> WHAT YOU SHOULD DO:
Leave out every picture, and retype exactly the lines from the line with "Generate a component" through the line with "import * as", both ends included.

> EXTRACTED INFORMATION:
####
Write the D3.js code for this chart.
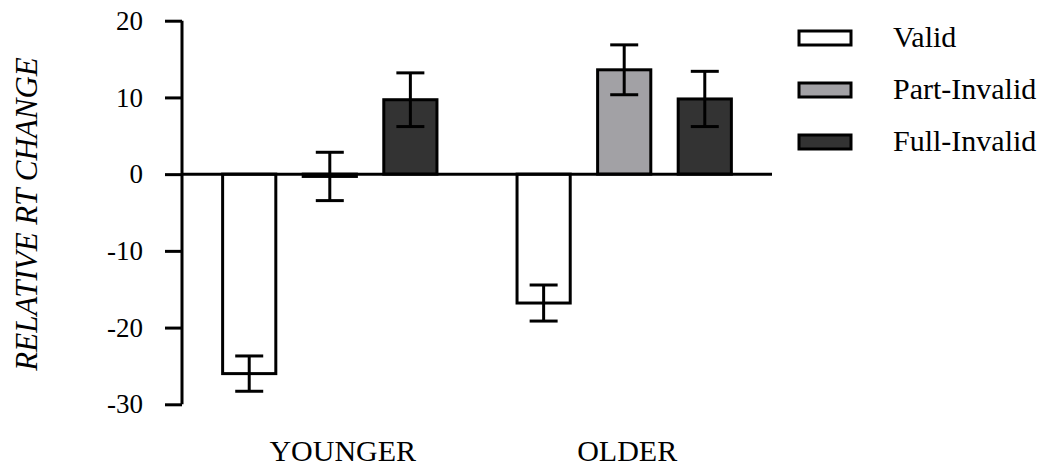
####
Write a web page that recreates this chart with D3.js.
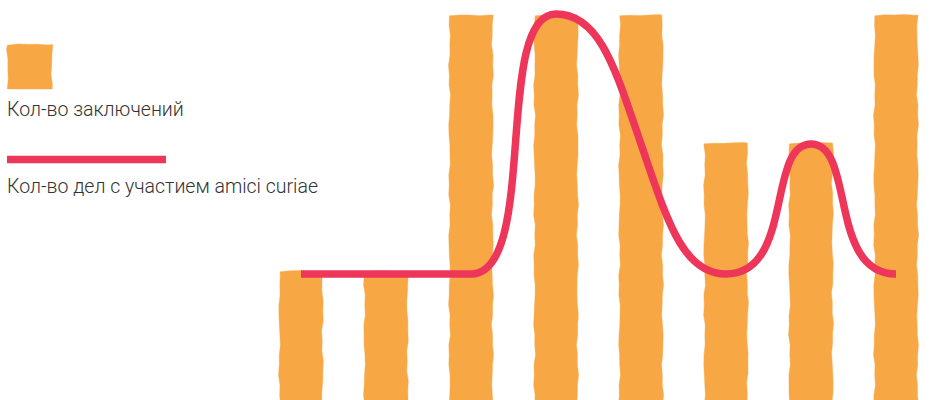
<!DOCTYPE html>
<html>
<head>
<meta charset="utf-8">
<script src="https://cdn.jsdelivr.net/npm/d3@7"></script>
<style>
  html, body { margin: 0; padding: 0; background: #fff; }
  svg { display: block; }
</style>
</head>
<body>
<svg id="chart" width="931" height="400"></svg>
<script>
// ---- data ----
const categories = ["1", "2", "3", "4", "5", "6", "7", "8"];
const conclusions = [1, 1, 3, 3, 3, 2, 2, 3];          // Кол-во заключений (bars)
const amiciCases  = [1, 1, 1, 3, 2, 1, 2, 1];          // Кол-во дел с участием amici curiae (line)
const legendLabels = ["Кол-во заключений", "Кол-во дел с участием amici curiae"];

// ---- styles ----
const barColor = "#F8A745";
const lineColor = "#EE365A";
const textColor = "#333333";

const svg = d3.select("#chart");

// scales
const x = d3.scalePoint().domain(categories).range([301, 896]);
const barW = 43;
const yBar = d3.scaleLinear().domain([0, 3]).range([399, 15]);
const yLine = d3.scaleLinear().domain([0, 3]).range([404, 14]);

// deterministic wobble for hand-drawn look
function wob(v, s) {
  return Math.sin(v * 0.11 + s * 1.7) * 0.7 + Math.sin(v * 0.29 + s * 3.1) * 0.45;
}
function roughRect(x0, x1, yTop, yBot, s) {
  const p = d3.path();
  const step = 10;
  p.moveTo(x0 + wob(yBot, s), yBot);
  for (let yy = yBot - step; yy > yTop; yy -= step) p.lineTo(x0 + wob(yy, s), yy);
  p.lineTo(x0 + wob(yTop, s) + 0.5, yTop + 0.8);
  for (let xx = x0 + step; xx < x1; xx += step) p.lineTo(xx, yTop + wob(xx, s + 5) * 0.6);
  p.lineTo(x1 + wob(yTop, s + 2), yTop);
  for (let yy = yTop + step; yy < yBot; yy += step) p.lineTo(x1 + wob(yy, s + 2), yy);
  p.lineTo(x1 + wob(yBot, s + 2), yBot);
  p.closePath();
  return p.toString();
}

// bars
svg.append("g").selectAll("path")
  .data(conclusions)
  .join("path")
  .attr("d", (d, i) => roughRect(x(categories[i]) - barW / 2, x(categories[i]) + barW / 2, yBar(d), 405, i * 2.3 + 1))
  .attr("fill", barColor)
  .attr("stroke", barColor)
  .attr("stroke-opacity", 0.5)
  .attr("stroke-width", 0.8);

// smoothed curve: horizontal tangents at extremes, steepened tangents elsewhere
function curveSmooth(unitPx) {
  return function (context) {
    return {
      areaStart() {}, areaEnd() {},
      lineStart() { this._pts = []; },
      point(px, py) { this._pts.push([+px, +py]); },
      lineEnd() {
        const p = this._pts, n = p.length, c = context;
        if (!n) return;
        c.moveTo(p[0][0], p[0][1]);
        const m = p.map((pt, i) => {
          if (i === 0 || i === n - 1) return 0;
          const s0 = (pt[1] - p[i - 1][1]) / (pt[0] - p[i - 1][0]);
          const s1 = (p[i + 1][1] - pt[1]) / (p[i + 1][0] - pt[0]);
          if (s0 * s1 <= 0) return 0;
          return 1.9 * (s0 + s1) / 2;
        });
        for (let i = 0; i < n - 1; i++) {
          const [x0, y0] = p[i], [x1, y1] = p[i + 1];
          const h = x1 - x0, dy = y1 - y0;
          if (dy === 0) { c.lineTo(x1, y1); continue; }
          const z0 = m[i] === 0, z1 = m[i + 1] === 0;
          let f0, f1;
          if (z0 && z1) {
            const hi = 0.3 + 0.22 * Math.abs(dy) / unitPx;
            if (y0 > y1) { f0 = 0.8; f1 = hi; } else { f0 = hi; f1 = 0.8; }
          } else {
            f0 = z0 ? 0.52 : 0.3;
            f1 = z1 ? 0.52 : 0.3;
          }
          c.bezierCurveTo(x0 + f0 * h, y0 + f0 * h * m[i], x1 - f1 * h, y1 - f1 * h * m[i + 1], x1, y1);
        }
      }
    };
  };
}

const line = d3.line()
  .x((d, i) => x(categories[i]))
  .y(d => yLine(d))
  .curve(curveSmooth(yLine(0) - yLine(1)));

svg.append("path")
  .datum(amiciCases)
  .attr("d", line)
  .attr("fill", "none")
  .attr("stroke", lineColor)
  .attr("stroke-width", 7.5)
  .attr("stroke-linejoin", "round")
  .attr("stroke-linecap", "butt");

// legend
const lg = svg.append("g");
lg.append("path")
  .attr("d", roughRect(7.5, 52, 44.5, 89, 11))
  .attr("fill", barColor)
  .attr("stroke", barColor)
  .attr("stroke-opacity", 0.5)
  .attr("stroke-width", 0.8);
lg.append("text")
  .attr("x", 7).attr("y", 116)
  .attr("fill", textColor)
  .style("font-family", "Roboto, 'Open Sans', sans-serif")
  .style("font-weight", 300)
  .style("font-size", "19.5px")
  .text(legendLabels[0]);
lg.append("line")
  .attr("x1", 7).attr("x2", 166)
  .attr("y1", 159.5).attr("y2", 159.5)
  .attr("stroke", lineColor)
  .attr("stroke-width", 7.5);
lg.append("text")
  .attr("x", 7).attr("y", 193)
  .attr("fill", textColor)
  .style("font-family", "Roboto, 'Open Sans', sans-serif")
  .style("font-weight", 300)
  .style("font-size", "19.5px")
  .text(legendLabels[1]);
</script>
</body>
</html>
####
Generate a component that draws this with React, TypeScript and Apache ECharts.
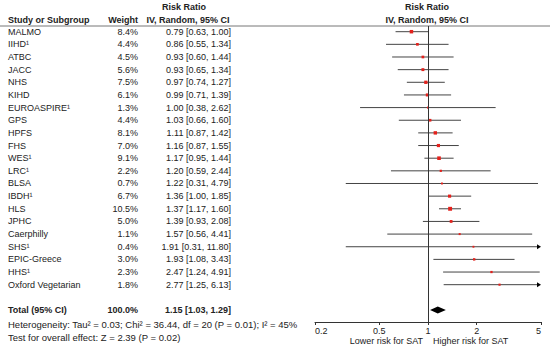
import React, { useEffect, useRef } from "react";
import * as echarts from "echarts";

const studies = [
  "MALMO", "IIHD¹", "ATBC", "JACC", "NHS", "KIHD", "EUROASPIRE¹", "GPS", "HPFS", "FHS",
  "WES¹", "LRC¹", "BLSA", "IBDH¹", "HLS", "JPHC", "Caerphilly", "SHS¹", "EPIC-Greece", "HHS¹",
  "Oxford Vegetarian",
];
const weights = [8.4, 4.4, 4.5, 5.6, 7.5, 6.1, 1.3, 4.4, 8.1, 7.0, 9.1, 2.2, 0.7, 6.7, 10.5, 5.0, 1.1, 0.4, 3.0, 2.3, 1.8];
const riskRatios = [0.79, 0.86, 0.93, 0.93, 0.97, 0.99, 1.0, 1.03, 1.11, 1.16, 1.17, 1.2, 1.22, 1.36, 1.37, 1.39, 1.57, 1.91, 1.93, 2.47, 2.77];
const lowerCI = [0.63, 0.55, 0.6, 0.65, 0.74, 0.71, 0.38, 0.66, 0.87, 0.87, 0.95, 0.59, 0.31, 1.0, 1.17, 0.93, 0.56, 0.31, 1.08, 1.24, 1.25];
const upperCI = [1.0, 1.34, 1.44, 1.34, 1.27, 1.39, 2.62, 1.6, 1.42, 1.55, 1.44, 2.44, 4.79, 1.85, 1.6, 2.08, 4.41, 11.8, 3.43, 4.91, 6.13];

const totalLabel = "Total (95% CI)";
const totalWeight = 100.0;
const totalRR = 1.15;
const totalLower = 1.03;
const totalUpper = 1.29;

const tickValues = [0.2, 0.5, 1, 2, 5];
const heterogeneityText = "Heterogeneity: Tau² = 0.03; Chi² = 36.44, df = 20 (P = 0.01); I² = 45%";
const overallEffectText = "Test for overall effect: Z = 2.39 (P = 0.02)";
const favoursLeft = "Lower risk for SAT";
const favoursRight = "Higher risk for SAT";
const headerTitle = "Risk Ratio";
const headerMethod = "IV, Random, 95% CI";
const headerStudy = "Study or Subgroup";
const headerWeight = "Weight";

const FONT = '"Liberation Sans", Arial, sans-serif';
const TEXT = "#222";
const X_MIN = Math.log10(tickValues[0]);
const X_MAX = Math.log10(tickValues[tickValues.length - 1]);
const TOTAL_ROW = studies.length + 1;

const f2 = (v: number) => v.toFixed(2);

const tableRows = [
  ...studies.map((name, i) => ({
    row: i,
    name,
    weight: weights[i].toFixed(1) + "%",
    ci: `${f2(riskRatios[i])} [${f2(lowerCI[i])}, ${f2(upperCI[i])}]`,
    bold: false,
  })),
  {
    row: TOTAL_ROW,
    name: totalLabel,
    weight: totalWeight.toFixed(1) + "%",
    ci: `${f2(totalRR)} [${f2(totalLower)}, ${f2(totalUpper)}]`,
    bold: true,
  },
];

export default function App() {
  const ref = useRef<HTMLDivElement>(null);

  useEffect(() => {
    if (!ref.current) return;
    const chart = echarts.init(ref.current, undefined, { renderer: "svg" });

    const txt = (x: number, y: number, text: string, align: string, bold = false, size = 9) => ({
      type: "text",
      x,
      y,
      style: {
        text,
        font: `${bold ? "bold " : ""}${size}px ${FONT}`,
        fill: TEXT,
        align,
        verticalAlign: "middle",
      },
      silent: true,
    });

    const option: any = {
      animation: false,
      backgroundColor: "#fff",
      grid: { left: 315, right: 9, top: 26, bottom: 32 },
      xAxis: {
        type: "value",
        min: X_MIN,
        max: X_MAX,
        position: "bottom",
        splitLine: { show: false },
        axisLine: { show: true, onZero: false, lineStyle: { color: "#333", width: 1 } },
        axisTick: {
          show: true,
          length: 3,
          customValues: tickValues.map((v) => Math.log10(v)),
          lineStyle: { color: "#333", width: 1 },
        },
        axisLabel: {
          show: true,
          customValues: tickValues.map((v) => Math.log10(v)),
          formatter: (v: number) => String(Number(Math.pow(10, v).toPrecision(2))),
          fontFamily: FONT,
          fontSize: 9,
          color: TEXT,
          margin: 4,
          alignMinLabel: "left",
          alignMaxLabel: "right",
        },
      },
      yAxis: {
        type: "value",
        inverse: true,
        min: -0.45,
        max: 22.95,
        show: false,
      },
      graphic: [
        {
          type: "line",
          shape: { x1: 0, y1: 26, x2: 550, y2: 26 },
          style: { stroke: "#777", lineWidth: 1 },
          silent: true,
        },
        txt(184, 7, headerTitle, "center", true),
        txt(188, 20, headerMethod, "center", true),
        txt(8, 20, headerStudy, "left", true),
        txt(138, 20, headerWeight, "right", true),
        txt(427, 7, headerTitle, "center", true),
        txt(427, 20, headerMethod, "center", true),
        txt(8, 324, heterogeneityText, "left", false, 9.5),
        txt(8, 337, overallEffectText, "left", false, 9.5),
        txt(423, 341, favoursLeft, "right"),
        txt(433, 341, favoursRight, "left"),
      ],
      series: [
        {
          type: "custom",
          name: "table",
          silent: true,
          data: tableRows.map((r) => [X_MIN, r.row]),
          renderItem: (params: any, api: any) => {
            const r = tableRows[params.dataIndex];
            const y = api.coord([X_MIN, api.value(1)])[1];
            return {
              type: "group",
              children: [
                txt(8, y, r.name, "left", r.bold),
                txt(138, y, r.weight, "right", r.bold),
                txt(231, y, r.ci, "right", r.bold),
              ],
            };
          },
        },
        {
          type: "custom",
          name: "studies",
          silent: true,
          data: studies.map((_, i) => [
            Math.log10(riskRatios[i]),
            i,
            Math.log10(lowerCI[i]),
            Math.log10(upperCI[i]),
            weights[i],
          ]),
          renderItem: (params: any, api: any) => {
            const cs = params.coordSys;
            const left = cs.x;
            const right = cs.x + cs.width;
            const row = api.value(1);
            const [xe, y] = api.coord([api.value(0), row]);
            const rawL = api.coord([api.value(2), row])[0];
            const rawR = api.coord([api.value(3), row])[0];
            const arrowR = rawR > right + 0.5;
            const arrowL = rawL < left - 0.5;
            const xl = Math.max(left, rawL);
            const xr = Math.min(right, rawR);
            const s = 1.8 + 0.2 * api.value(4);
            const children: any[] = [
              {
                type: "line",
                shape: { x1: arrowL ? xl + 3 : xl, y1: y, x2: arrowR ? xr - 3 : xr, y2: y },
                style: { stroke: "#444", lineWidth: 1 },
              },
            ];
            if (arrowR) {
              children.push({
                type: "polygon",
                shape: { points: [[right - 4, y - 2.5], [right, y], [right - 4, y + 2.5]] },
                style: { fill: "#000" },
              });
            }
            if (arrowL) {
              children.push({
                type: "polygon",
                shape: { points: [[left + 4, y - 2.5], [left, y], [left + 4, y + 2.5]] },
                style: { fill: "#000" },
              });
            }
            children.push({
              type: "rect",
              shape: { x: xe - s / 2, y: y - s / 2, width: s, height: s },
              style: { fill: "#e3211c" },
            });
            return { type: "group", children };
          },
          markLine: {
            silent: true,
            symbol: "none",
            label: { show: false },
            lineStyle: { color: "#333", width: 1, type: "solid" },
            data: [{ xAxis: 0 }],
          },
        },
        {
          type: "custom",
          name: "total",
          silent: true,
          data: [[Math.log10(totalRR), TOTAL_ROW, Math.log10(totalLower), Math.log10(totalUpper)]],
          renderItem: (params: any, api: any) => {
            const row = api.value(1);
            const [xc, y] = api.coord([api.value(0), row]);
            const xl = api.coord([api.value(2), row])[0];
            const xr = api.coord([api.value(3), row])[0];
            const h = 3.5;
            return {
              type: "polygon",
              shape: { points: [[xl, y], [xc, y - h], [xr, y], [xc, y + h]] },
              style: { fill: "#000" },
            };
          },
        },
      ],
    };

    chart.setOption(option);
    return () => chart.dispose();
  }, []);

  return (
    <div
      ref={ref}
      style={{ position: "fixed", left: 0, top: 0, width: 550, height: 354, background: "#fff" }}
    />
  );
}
####
> WORKED ANSWER:
Generate a component that draws this with React, TypeScript and Apache ECharts.
import React, { useEffect, useRef } from "react";
import * as echarts from "echarts";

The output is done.